The cover art for “The Substance of Perception” is very intriguing. What can you tell us about the concept behind it?
I’m glad you find it intriguing, I (still) do as well. I think it’s evocative, a work of beauty enshrouded in mellow obscurity. It goes along with the music so well. In the beginning, when I approached Nihil, I told him about this idea I had, consisting of a person whose perception of the self (metaphorically represented by a veil) and the reality surrounding him/her was restrained and tainted. At that point Nihil got in touch with Daria Endresen, who provided a key element of the artwork, and it all came to life pretty quickly.
What do you think separates “dark ambient” from “ambient,” at least from a sonic point of view?

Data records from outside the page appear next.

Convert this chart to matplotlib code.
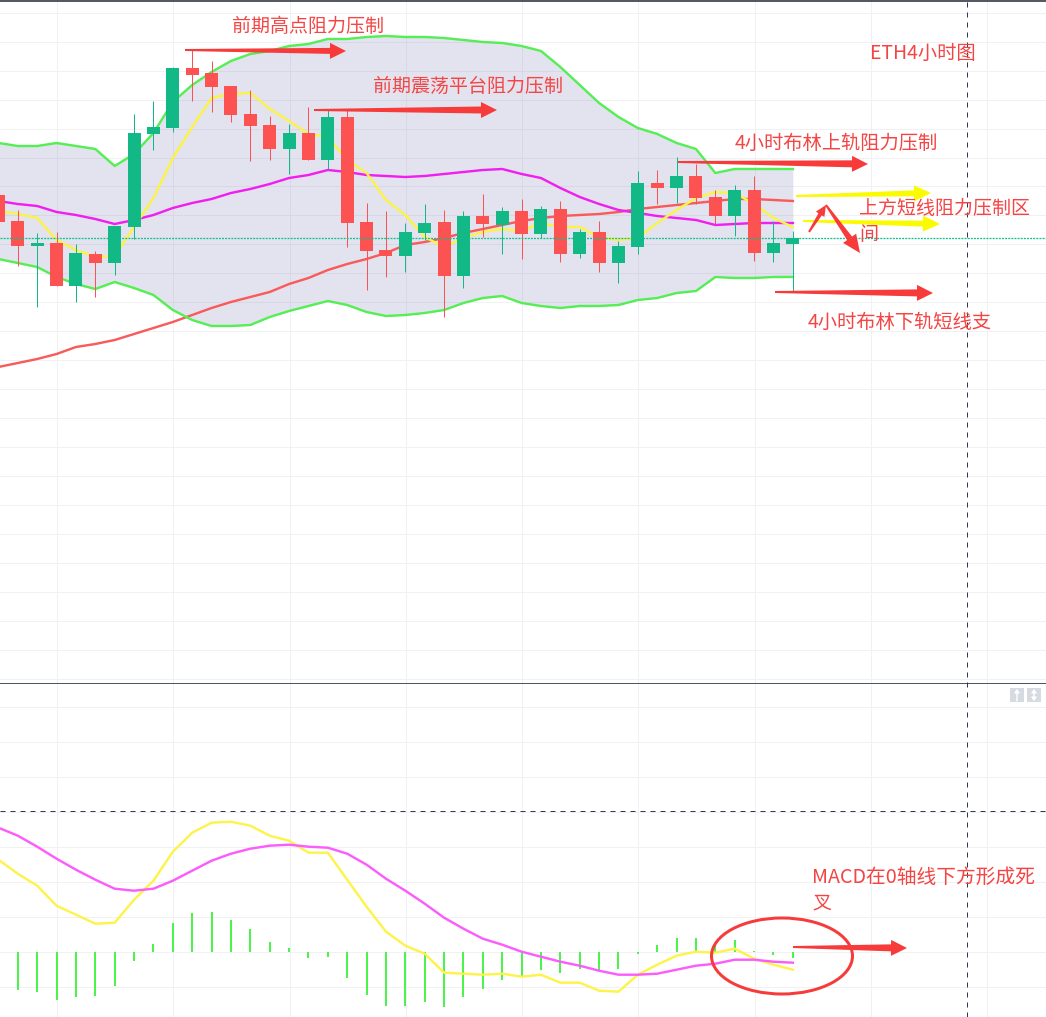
import numpy as np
import matplotlib
matplotlib.use("Agg")
import matplotlib.pyplot as plt
from matplotlib.patches import Ellipse, Polygon, Rectangle

plt.rcParams['font.family'] = ['Noto Sans CJK SC', 'DejaVu Sans']

W, H = 1046, 1017
PANE_Y = 683

# ETH 4h candles (price scale has no labels, units are relative)
opens = [488, 462, 437, 440, 397, 429, 420, 456, 549, 555, 615, 610, 597, 569, 558, 534, 550, 523, 566, 461, 433,
         427, 450, 461, 407, 467, 458, 472, 449, 474, 429, 451, 420, 436, 500, 495, 507, 486, 467, 493, 430, 439]
highs = [492, 473, 450, 451, 439, 432, 457, 569, 582, 616, 634, 622, 597, 593, 567, 559, 576, 574, 573, 480, 472,
         460, 479, 473, 472, 489, 476, 484, 477, 482, 454, 462, 442, 512, 513, 526, 519, 493, 498, 507, 462, 452]
lows = [447, 417, 376, 397, 381, 386, 408, 444, 533, 551, 582, 571, 561, 522, 523, 509, 523, 514, 436, 393, 406,
        411, 443, 366, 395, 446, 429, 424, 445, 421, 425, 411, 400, 429, 479, 480, 479, 459, 447, 422, 421, 391]
closes = [461, 437, 440, 397, 430, 420, 457, 550, 556, 615, 608, 596, 568, 557, 534, 550, 523, 566, 460, 432, 427,
          451, 460, 407, 467, 459, 472, 449, 474, 429, 451, 420, 437, 500, 495, 507, 485, 467, 493, 430, 440, 445]
last_price = 445

boll_upper = [540, 537, 537, 540, 537, 534, 517, 529, 550, 581, 598, 611, 622, 629, 632, 637, 639, 644, 644, 646, 647,
              646, 646, 645, 643, 641, 640, 637, 632, 616, 598, 580, 566, 555, 549, 540, 534, 510, 514, 514, 514, 514]
boll_mid = [482, 479, 477, 471, 468, 464, 459, 463, 468, 475, 480, 484, 490, 494, 499, 505, 508, 513, 511, 508, 507,
            506, 507, 509, 511, 513, 514, 509, 505, 495, 486, 479, 473, 470, 467, 465, 463, 458, 459, 460, 460, 460]
boll_lower = [424, 420, 416, 406, 399, 394, 401, 395, 388, 373, 363, 357, 357, 358, 366, 372, 377, 382, 378, 371, 367,
              368, 370, 373, 380, 385, 387, 380, 377, 375, 377, 377, 378, 383, 385, 390, 392, 406, 405, 405, 406, 406]
ma_fast = [472, 469, 465, 443, 433, 426, 427, 456, 485, 525, 556, 585, 589, 590, 574, 562, 549, 546, 523, 510, 483,
           468, 446, 436, 445, 451, 454, 452, 460, 456, 456, 446, 443, 445, 460, 473, 485, 491, 490, 479, 465, 456]
ma_slow = [316, 320, 324, 329, 336, 339, 343, 349, 355, 361, 368, 375, 381, 386, 391, 399, 405, 413, 419, 424, 430,
           438, 441, 445, 450, 454, 458, 462, 465, 467, 468, 469, 471, 474, 476, 478, 480, 482, 484, 484, 483, 482]

# MACD pane
macd_hist = [-36, -38, -40, -48, -45, -44, -34, -9, 8, 29, 39, 40, 32, 23, 10, 4, -6, -5, -26, -43, -54,
             -54, -50, -55, -45, -37, -28, -25, -18, -21, -17, -19, -17, -2, 7, 14, 14, 8, 12, 1, -3, -6]
macd_dif = [92, 78, 66, 46, 37, 28, 29, 52, 71, 100, 119, 129, 130, 126, 116, 111, 99, 99, 72, 45, 20,
            6, -2, -21, -22, -23, -22, -25, -23, -31, -31, -39, -40, -23, -13, -4, 0, -1, 3, -7, -13, -18]
macd_dea = [124, 116, 105, 93, 82, 72, 63, 61, 63, 71, 81, 91, 98, 103, 106, 107, 105, 104, 98, 87, 73,
            61, 48, 34, 23, 13, 7, 0, -5, -10, -14, -19, -23, -23, -22, -18, -14, -12, -8, -8, -10, -11]

UP = '#12b886'
DOWN = '#fc5252'
ARROW_RED = '#f73a3a'
TEXT_RED = '#f54444'
ARROW_YELLOW = '#fafa00'
GRID = '#f1f1f4'
DARK = '#2b3a4e'


def px_lw(n):
    return n * 72 / 100


def style_pane(ax, yticks):
    ax.set_xlim(0.081, 54.064)
    ax.set_xticks(np.arange(3, 54, 6) + 0.03)
    ax.set_yticks(yticks)
    ax.grid(True, color=GRID, lw=px_lw(1))
    ax.set_axisbelow(True)
    ax.tick_params(length=0, labelbottom=False, labelleft=False)
    for s in ax.spines.values():
        s.set_visible(False)


def taper_arrow(ax, start, tip, tail_w, body_w, head_w, head_len, color):
    p0 = np.array(start, float)
    p1 = np.array(tip, float)
    d = (p1 - p0) / np.hypot(*(p1 - p0))
    n = np.array([-d[1], d[0]])
    base = p1 - d * head_len
    pts = [p0 + n * tail_w / 2, base + n * body_w / 2, base + n * head_w / 2, p1,
           base - n * head_w / 2, base - n * body_w / 2, p0 - n * tail_w / 2]
    ax.add_patch(Polygon(pts, closed=True, fc=color, ec='none', zorder=5))


fig = plt.figure(figsize=(W / 100, H / 100), dpi=100)
fig.patch.set_facecolor('white')

# candles + bollinger
ax = fig.add_axes([0, (H - PANE_Y) / H, 1, PANE_Y / H])
idx = np.arange(len(closes))
style_pane(ax, 670.3 - 28.96 * np.arange(24))
ax.set_ylim(0, PANE_Y)
ax.fill_between(idx, boll_lower, boll_upper, color='#444494', alpha=0.15, lw=0, zorder=1.5)
ax.plot(idx, ma_slow, color='#f95a5a', lw=px_lw(2.4), zorder=2)
ax.plot(idx, boll_mid, color='#f01ff0', lw=px_lw(2.4), zorder=2)
ax.plot(idx, ma_fast, color='#fbf347', lw=px_lw(2.4), zorder=2)
ax.plot(idx, boll_upper, color='#55ee55', lw=px_lw(2.4), zorder=2)
ax.plot(idx, boll_lower, color='#55ee55', lw=px_lw(2.4), zorder=2)
colors = [UP if c >= o else DOWN for o, c in zip(opens, closes)]
ax.vlines(idx, lows, highs, colors=colors, lw=px_lw(1), zorder=3)
ax.bar(idx, np.abs(np.array(closes) - np.array(opens)), bottom=np.minimum(opens, closes),
       width=13 / 19.375, color=colors, lw=0, zorder=3)
ax.plot([0.081, 54.064], [last_price, last_price], color='#0fbf8c', lw=px_lw(1.3), dashes=(1.5, 0.9),
        dash_capstyle='butt', zorder=4, snap=True)

# macd
ax2 = fig.add_axes([0, 0, 1, (H - PANE_Y) / H])
style_pane(ax2, 35 * np.arange(-1, 8))
ax2.set_ylim(-65.3, 268.7)
ax2.vlines(idx, 0, macd_hist, colors='#4df24d', lw=px_lw(2), zorder=2)
ax2.plot(idx, macd_dif, color='#fdf34a', lw=px_lw(2.4), zorder=3)
ax2.plot(idx, macd_dea, color='#fb5cfb', lw=px_lw(2.4), zorder=3)

# hand drawn notes and the crosshair, in picture pixels
over = fig.add_axes([0, 0, 1, 1], facecolor='none')
over.set_xlim(0, W)
over.set_ylim(H, 0)
over.axis('off')
over.axhline(0.5, color='#1c2330', lw=px_lw(1.5))
over.axhline(PANE_Y - 0.2, color='#4a5568', lw=px_lw(1))
over.axhline(810.8, color=DARK, lw=px_lw(1), dashes=(5, 5))
over.axvline(966.8, color=DARK, lw=px_lw(1), dashes=(5, 5))

taper_arrow(over, (185, 50), (346, 51), 2, 6, 16, 16, ARROW_RED)
taper_arrow(over, (314, 110), (497, 110), 2, 7, 16, 16, ARROW_RED)
taper_arrow(over, (678, 162), (868, 164), 2, 7, 16, 16, ARROW_RED)
taper_arrow(over, (775, 292), (933, 293), 2, 7, 16, 16, ARROW_RED)
taper_arrow(over, (793, 947), (907, 948), 2, 7, 16, 16, ARROW_RED)
taper_arrow(over, (796, 196), (931, 193), 2, 6, 16, 17, ARROW_YELLOW)
taper_arrow(over, (803, 221), (940, 224), 2, 6, 16, 17, ARROW_YELLOW)
taper_arrow(over, (809, 232), (826, 205), 2, 4, 10, 11, ARROW_RED)
taper_arrow(over, (826, 205), (860, 253), 2, 6, 16, 18, ARROW_RED)
over.add_patch(Ellipse((782, 956), 141, 76, fc='none', ec=ARROW_RED, lw=px_lw(3), zorder=5))

notes = [
    (232, 27, '前期高点阻力压制', 13.7),
    (373, 86, '前期震荡平台阻力压制', 13.7),
    (870, 53, 'ETH4小时图', 13.9),
    (735, 143, '4小时布林上轨阻力压制', 13.9),
    (859, 208, '上方短线阻力压制区', 13.7),
    (859, 234, '间', 13.7),
    (808, 322, '4小时布林下轨短线支', 13.9),
    (812, 877, 'MACD在0轴线下方形成死', 14.2),
    (812, 903, '叉', 13.7),
]
for x, y, s, size in notes:
    over.text(x, y, s, color=TEXT_RED, fontsize=size, va='center', ha='left', zorder=6)

# pane buttons
for bx in (1010, 1027):
    over.add_patch(Rectangle((bx, 688), 14, 14, fc='#d5dbe0', ec='none'))
over.annotate('', xy=(1017, 689), xytext=(1017, 701),
              arrowprops=dict(arrowstyle='-|>,head_width=0.15,head_length=0.2', color='white', lw=1,
                              shrinkA=0, shrinkB=0))
over.annotate('', xy=(1034, 689), xytext=(1034, 701),
              arrowprops=dict(arrowstyle='<|-|>,head_width=0.15,head_length=0.2', color='white', lw=1,
                              shrinkA=0, shrinkB=0))

fig.savefig('out.png', dpi=100)
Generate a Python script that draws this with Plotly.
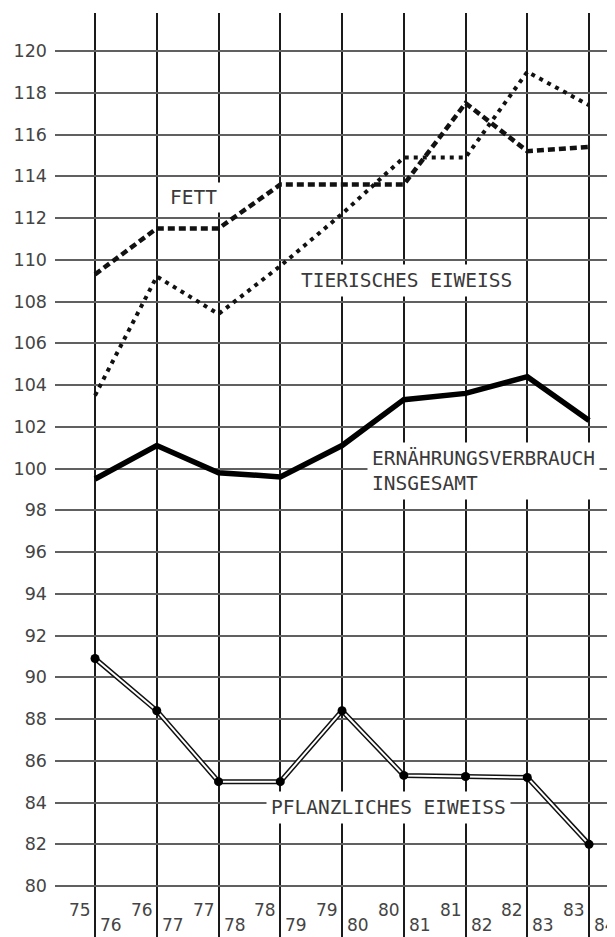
import plotly.graph_objects as go

# Data (index values)
periods_top = ["75", "76", "77", "78", "79", "80", "81", "82", "83"]
periods_bottom = ["76", "77", "78", "79", "80", "81", "82", "83", "84"]
x_pos = list(range(len(periods_top)))

fett = [109.3, 111.5, 111.5, 113.6, 113.6, 113.6, 117.5, 115.2, 115.4]
tierisches = [103.5, 109.2, 107.4, 109.7, 112.2, 114.9, 114.9, 119.0, 117.4]
insgesamt = [99.5, 101.1, 99.8, 99.6, 101.1, 103.3, 103.6, 104.4, 102.3]
pflanzlich = [90.9, 88.4, 85.0, 85.0, 88.4, 85.3, 85.25, 85.2, 82.0]

y_ticks = list(range(80, 121, 2))

fig = go.Figure()

fig.add_trace(go.Scatter(x=x_pos, y=fett, mode="lines",
                         line=dict(color="#111", width=4.5, dash="7px,4px"),
                         hoverinfo="skip", showlegend=False))
fig.add_trace(go.Scatter(x=x_pos, y=tierisches, mode="lines",
                         line=dict(color="#111", width=4, dash="4px,5px"),
                         hoverinfo="skip", showlegend=False))
fig.add_trace(go.Scatter(x=x_pos, y=insgesamt, mode="lines",
                         line=dict(color="#000", width=5.5),
                         hoverinfo="skip", showlegend=False))
# double line for Pflanzliches Eiweiss
fig.add_trace(go.Scatter(x=x_pos, y=pflanzlich, mode="lines",
                         line=dict(color="#111", width=5),
                         hoverinfo="skip", showlegend=False))
fig.add_trace(go.Scatter(x=x_pos, y=pflanzlich, mode="lines+markers",
                         line=dict(color="#fff", width=2),
                         marker=dict(color="#000", size=9),
                         hoverinfo="skip", showlegend=False))

label_font = dict(family="DejaVu Sans Mono, Liberation Mono, monospace",
                  size=19.5, color="#3a3a3a")
tick_font = dict(family="DejaVu Sans", size=17, color="#444")

annotations = []
for i, (t, b) in enumerate(zip(periods_top, periods_bottom)):
    annotations.append(dict(x=i, y=0.029, xref="x", yref="paper", text=t,
                            showarrow=False, xanchor="right", yanchor="middle",
                            xshift=-2, font=tick_font))
    annotations.append(dict(x=i, y=0.013, xref="x", yref="paper", text=b,
                            showarrow=False, xanchor="left", yanchor="middle",
                            xshift=3, font=tick_font))

annotations += [
    dict(x=1.59, y=113.0, xref="x", yref="y", text="FETT", showarrow=False,
         xanchor="center", yanchor="middle", font=label_font, bgcolor="white", borderpad=3),
    dict(x=5.05, y=109.03, xref="x", yref="y", text="TIERISCHES EIWEISS", showarrow=False,
         xanchor="center", yanchor="middle", font=label_font, bgcolor="white", borderpad=4),
    dict(x=4.40, y=99.88, xref="x", yref="y", text="ERNÄHRUNGSVERBRAUCH<br>INSGESAMT",
         showarrow=False, xanchor="left", yanchor="middle", align="left",
         font=label_font, bgcolor="white", borderpad=4),
    dict(x=4.745, y=83.74, xref="x", yref="y", text="PFLANZLICHES EIWEISS", showarrow=False,
         xanchor="center", yanchor="middle", font=label_font, bgcolor="white", borderpad=4),
]

# The page body adds an 8px margin, so the figure is sized/offset to compensate.
fig.update_layout(
    width=607, height=929,
    margin=dict(l=47, r=0, t=5, b=0),
    paper_bgcolor="white", plot_bgcolor="white",
    annotations=annotations,
    xaxis=dict(range=[-0.648, 8.42], tickvals=x_pos, showticklabels=False,
               showgrid=True, gridcolor="#1a1a1a", gridwidth=2, zeroline=False,
               showline=False, ticks=""),
    yaxis=dict(range=[77.56, 121.82], tickvals=y_ticks, ticktext=[str(v) for v in y_ticks],
               showgrid=True, gridcolor="#606060", gridwidth=1.5, zeroline=False,
               showline=False, ticks="", ticklabelstandoff=7,
               tickfont=dict(family="DejaVu Sans", size=17.5, color="#444")),
)

fig.write_html("out.html")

Of course they share similarities, but it’s obvious that Dark Ambient has an obscure character, and that makes it what it is. Even though I like Ambient very much, I personally find Dark Ambient more engaging, deeper, very introspective.
What plans do you have for the rest of 2019 and going into 2020?
Actually I haven’t stopped writing and recording new material since the release of ‘The Substance of Perception’, basically I’ve been working on the following album (which will be out in early 2020) since then. Plus, I have a couple of projects going on, which I’ve been recording for during the past months.
SITUATION: You received a commission to create a dark ambient version of Vivaldi’s “Four Seasons”. You can use any equipment and field recordings you wish. You must simply recreate the seasons to music. What do you use? Where do you go? How do you get this project done?
Probably I’d do some field recordings during all the 4 seasons and build it all up from there; I’d use heavy drones for winter, while the idea of something melancholy for the fall might be appropriate, then an uplifting vibe for the spring and I’d go kinda minimal for the summer. Easier said than done. This would be a hard call!